Write out the entries below exactly, starting at the first line and stopping after the line that contains "var yAxisTitle = 'millones de pesos';"; skip all pictures.
--- Start EXTRACTED RECORDS ---
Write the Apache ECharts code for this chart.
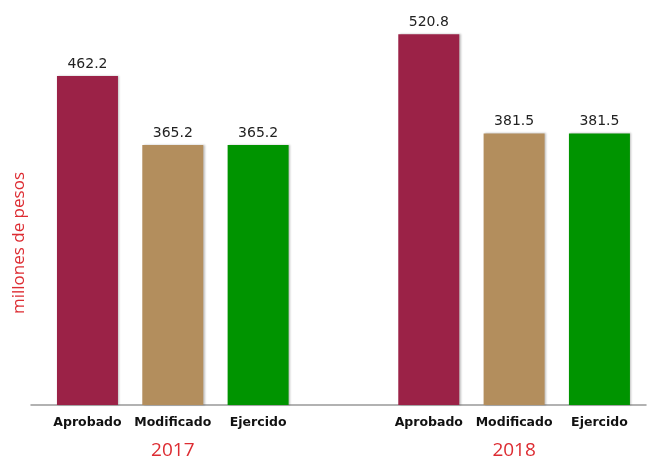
<!DOCTYPE html>
<html>
<head>
<meta charset="utf-8">
<script src="https://cdn.jsdelivr.net/npm/echarts@6/dist/echarts.min.js"></script>
<style>html,body{margin:0;padding:0;background:#fff}#c{width:647px;height:458px}</style>
</head>
<body>
<div id="c"></div>
<script>
var categories = ['Aprobado', 'Modificado', 'Ejercido', '', 'Aprobado', 'Modificado', 'Ejercido'];
var yearLabels = ['', '2017', '', '', '', '2018', ''];
var values = [462.2, 365.2, 365.2, null, 520.8, 381.5, 381.5];
var barColors = ['#9B2247', '#B38E5D', '#009400', null, '#9B2247', '#B38E5D', '#009400'];
var yAxisTitle = 'millones de pesos';

var font = 'Open Sans';
var wide = 'DejaVu Sans';
var chart = echarts.init(document.getElementById('c'));
var seriesData = values.map(function (v, i) {
  return { value: v, itemStyle: { color: barColors[i] || '#fff' } };
});
chart.setOption({
  animation: false,
  textStyle: { fontFamily: font },
  grid: [
    { left: 44.8, right: 4.9, top: 13.5, bottom: 53, outerBoundsMode: 'none', containLabel: false },
    { left: 31, right: 1, top: 13.5, bottom: 53, outerBoundsMode: 'none', containLabel: false }
  ],
  xAxis: [
    {
      type: 'category', gridIndex: 0, data: categories,
      axisLine: { show: false }, axisTick: { show: false },
      axisLabel: { color: '#111', fontWeight: 'bold', fontSize: 12.5, margin: 11, fontFamily: wide, interval: 0 }
    },
    {
      type: 'category', gridIndex: 0, data: yearLabels, position: 'bottom', offset: 24,
      axisLine: { show: false }, axisTick: { show: false },
      axisLabel: { color: '#DD2C32', fontSize: 19, margin: 12, fontFamily: font, interval: 0 }
    },
    {
      type: 'category', gridIndex: 1, data: [''],
      axisLine: { show: true, lineStyle: { color: '#999', width: 1.5 } },
      axisTick: { show: false }, axisLabel: { show: false }
    }
  ],
  yAxis: [
    { type: 'value', gridIndex: 0, min: 0, max: 550, show: false },
    { type: 'value', gridIndex: 1, min: 0, max: 550, show: false }
  ],
  graphic: [{
    type: 'text', left: 11, top: 172, rotation: Math.PI / 2,
    style: { text: yAxisTitle, fill: '#DD2C32', fontSize: 17, fontFamily: font }
  }],
  series: [{
    type: 'bar', xAxisIndex: 0, yAxisIndex: 0, barWidth: 61,
    data: seriesData,
    itemStyle: { shadowColor: 'rgba(0,0,0,0.25)', shadowBlur: 2, shadowOffsetX: 1.5 },
    label: {
      show: true, position: 'top', distance: 5, color: '#222', fontSize: 14, fontFamily: wide,
      formatter: function (p) { return p.value == null ? '' : p.value.toFixed(1); }
    }
  }]
});
</script>
</body>
</html>
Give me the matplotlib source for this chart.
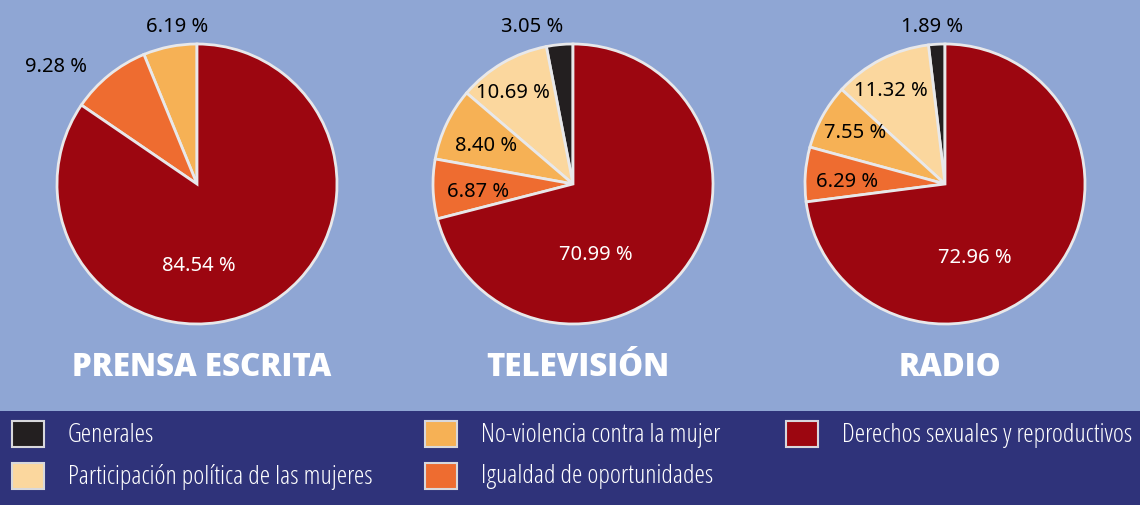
--- End EXTRACTED RECORDS ---
**RESPONSE TO THE EXERCISE:**
Write the Apache ECharts code for this chart.
<!DOCTYPE html>
<html>
<head>
<meta charset="utf-8">
<script src="https://cdn.jsdelivr.net/npm/echarts@6/dist/echarts.min.js"></script>
<style>html,body{margin:0;padding:0;background:#fff}#c{width:647px;height:458px}</style>
</head>
<body>
<div id="c"></div>
<script>
var categories = ['Aprobado', 'Modificado', 'Ejercido', '', 'Aprobado', 'Modificado', 'Ejercido'];
var yearLabels = ['', '2017', '', '', '', '2018', ''];
var values = [462.2, 365.2, 365.2, null, 520.8, 381.5, 381.5];
var barColors = ['#9B2247', '#B38E5D', '#009400', null, '#9B2247', '#B38E5D', '#009400'];
var yAxisTitle = 'millones de pesos';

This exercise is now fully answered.